Lyons, unlike many Colorado towns with exploding growth, is holding on to its rich heritage by design. Our small town embraces our past and holds dear its character and tradition. We welcome visitors seeking a unique experience and feature a picturesque downtown made up of historical buildings with signature sandstone façades. By design, there are no chain stores or retailers, rather an eclectic mix of shops, galleries and eateries. Visitors feel they have arrived in a place that is set back in a simpler time.
Heritage Tourism, which the national Trust for Historic Preservation defines as “traveling to experience the places, artifacts and activities that authentically represent the stories and people of the past” is a popular tourist activity and brings many visitors to Lyons. The museum, open daily in the summer (except Sundays) is free to the public, which allows for wide access to visitors and tourists, but also offers a key resource for local residents and school children. In partnership with Lyons Elementary School, the museum hosts area kids on a monthly basis to explore the rich cultural and scientific resources as part of their experience-based curriculum.
The museum saw more 2347 guests last year. Destination visitors enjoy the unique collections and stories about early pioneers, the prominence of the quarries in town development, an opportunity to research family genealogy and the increasing availability of interactive exhibits. Through the support of LCF and other grants, the museum is putting forth a concerted effort to modernize collections and implement best practices in the important preservation of its vast resources.

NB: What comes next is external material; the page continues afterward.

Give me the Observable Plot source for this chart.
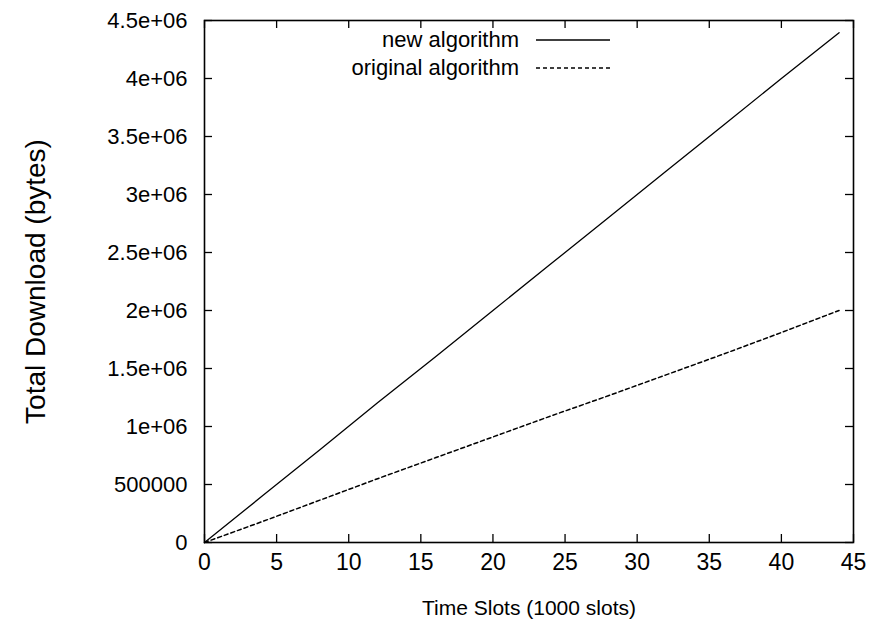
<!DOCTYPE html>
<html>
<head>
<meta charset="utf-8">
<script src="https://cdn.jsdelivr.net/npm/d3@7"></script>
<script src="https://cdn.jsdelivr.net/npm/@observablehq/plot@0.6"></script>
<style>
  html, body { margin: 0; padding: 0; background: #fff; }
  #wrap { position: relative; width: 875px; height: 628px; font-family: "Liberation Sans", Arial, Helvetica, sans-serif; }
  #legend { position: absolute; right: 265px; top: 26px; font-size: 22px; color: #000; }
  #legend .row { display: flex; align-items: center; justify-content: flex-end; height: 28px; }
  #legend svg { margin-left: 17px; }
</style>
</head>
<body>
<div id="wrap"></div>
<script>
// Data
const timeSlots = [0, 4, 8, 12, 16, 20, 24, 28, 32, 36, 40, 44];
const newAlgorithm = [0, 400000, 800000, 1205000, 1600000, 2000000, 2400000, 2800000, 3200000, 3600000, 4000000, 4395000];
const originalAlgorithm = [0, 180000, 365000, 550000, 730000, 910000, 1090000, 1265000, 1445000, 1625000, 1810000, 2000000];
const seriesNames = ["new algorithm", "original algorithm"];
const xTicks = [0, 5, 10, 15, 20, 25, 30, 35, 40, 45];
const yTicks = [0, 500000, 1000000, 1500000, 2000000, 2500000, 3000000, 3500000, 4000000, 4500000];
const xTitle = "Time Slots (1000 slots)";
const yTitle = "Total Download (bytes)";

const rows = [];
timeSlots.forEach((t, i) => {
  rows.push({t, v: newAlgorithm[i], s: seriesNames[0]});
  rows.push({t, v: originalAlgorithm[i], s: seriesNames[1]});
});

const W = 875, H = 628;
const mL = 204, mR = 22, mT = 20, mB = 86;
const fw = W - mL - mR, fh = H - mT - mB;

const yFmt = d => d === 0 ? "0" : d < 1e6 ? String(d) : (d / 1e6) + "e+06";

const chart = Plot.plot({
  width: W, height: H,
  marginLeft: mL, marginRight: mR, marginTop: mT, marginBottom: mB,
  style: {fontFamily: "'Liberation Sans', Arial, Helvetica, sans-serif", fontSize: "20px", color: "#000", background: "#fff"},
  x: {domain: [0, 45]},
  y: {domain: [0, 4500000]},
  marks: [
    Plot.axisX(xTicks, {tickSize: 0, tickPadding: 11, label: null, fontSize: 23}),
    Plot.axisY(yTicks, {tickSize: 0, tickPadding: 17, label: null, tickFormat: yFmt, fontSize: 22}),
    // inward ticks on all four sides
    Plot.tickX(xTicks, {x: d => d, insetTop: fh - 8, stroke: "#000", strokeWidth: 1.3}),
    Plot.tickX(xTicks, {x: d => d, insetBottom: fh - 8, stroke: "#000", strokeWidth: 1.3}),
    Plot.tickY(yTicks, {y: d => d, insetRight: fw - 8, stroke: "#000", strokeWidth: 1.3}),
    Plot.tickY(yTicks, {y: d => d, insetLeft: fw - 8, stroke: "#000", strokeWidth: 1.3}),
    Plot.line(rows.filter(d => d.s === seriesNames[0]), {x: "t", y: "v", stroke: "#000", strokeWidth: 1.3}),
    Plot.line(rows.filter(d => d.s === seriesNames[1]), {x: "t", y: "v", stroke: "#000", strokeWidth: 1.5, strokeDasharray: "4,3"}),
    Plot.frame({stroke: "#000", strokeWidth: 1.6}),
    Plot.text([xTitle], {text: d => d, frameAnchor: "bottom", textAnchor: "middle", dy: 66, lineAnchor: "middle", fontSize: 21}),
    Plot.text([yTitle], {text: d => d, frameAnchor: "left", textAnchor: "middle", dx: -168, rotate: -90, lineAnchor: "middle", fontSize: 28})
  ]
});

const wrap = document.getElementById("wrap");
wrap.appendChild(chart);

// Legend overlay (inside plot area, top region)
const legend = document.createElement("div");
legend.id = "legend";
const dashes = ["", "4,3"];
legend.innerHTML = seriesNames.map((n, i) =>
  `<div class="row"><span>${n}</span><svg width="74" height="4"><line x1="0" x2="74" y1="2" y2="2" stroke="#000" stroke-width="${i ? 1.5 : 1.3}" ${dashes[i] ? `stroke-dasharray="${dashes[i]}"` : ""}/></svg></div>`
).join("");
wrap.appendChild(legend);
</script>
</body>
</html>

The population of Lyons has changed considerably over the years, especially since the 2013 flood. As longtime residents disappear, the museum has put an emphasis on making the stories of the town’s origins in the quarries, railroads and as a major tourist destination available for the long term. There is also the force of LaVern Johnson, the town’s official matriarch who has championed causes ranging from keeping the school in Lyons, fighting the coffin top dam and other harmful development, as well as keeping square dancing and historical preservation a priority.
Grants from the LCF, the Town of Lyons, the Scientific and Cultural Facilities District (SFCD) and others have provided a means for the museum to offer new programming each year. This summer, there is an exhibit that features “Forty Years/Forty Artifacts” showcasing the breadth of the museum’s collections. Staff is working on a walking tour of the Lyons Historic District that will have an interactive/digital element. There are planned talks, walking tours, a kids summer history camp, and of course many activities around Lyons Annual Good Old Days celebration on Saturday, June 29th. For information on these events, go to townoflyons.com, lyonsredstonemuseum.com or follow the Redstone Museum on Facebook and Instagram.
Lyons Community foundation grants have also funded the Sandstone Summer Concert Series, which has grown in popularity since its inception. The free concerts held Thursday evenings for 10 weeks starting in June, feature a variety of local musicians. Lyons is rich in musical tradition, as the home of the world -class Planet Bluegrass festivals as well as becoming an enclave for many artists. This homegrown resource allows for the performances of talented musicians that grace our town and the Raul Vasquez stage. Each Thursday at 6:30pm throughout the summer, residents and visitors can enjoy music, food and a gathering of community.
The Lyons Community Foundation is a community based non-profit with a mission to “connect people who care with causes that matter”. Annual funds support the diverse interests of the residents of the greater Lyons area. Projects feature such a wide range of programming that includes public art installations, area ecology and the food pantry.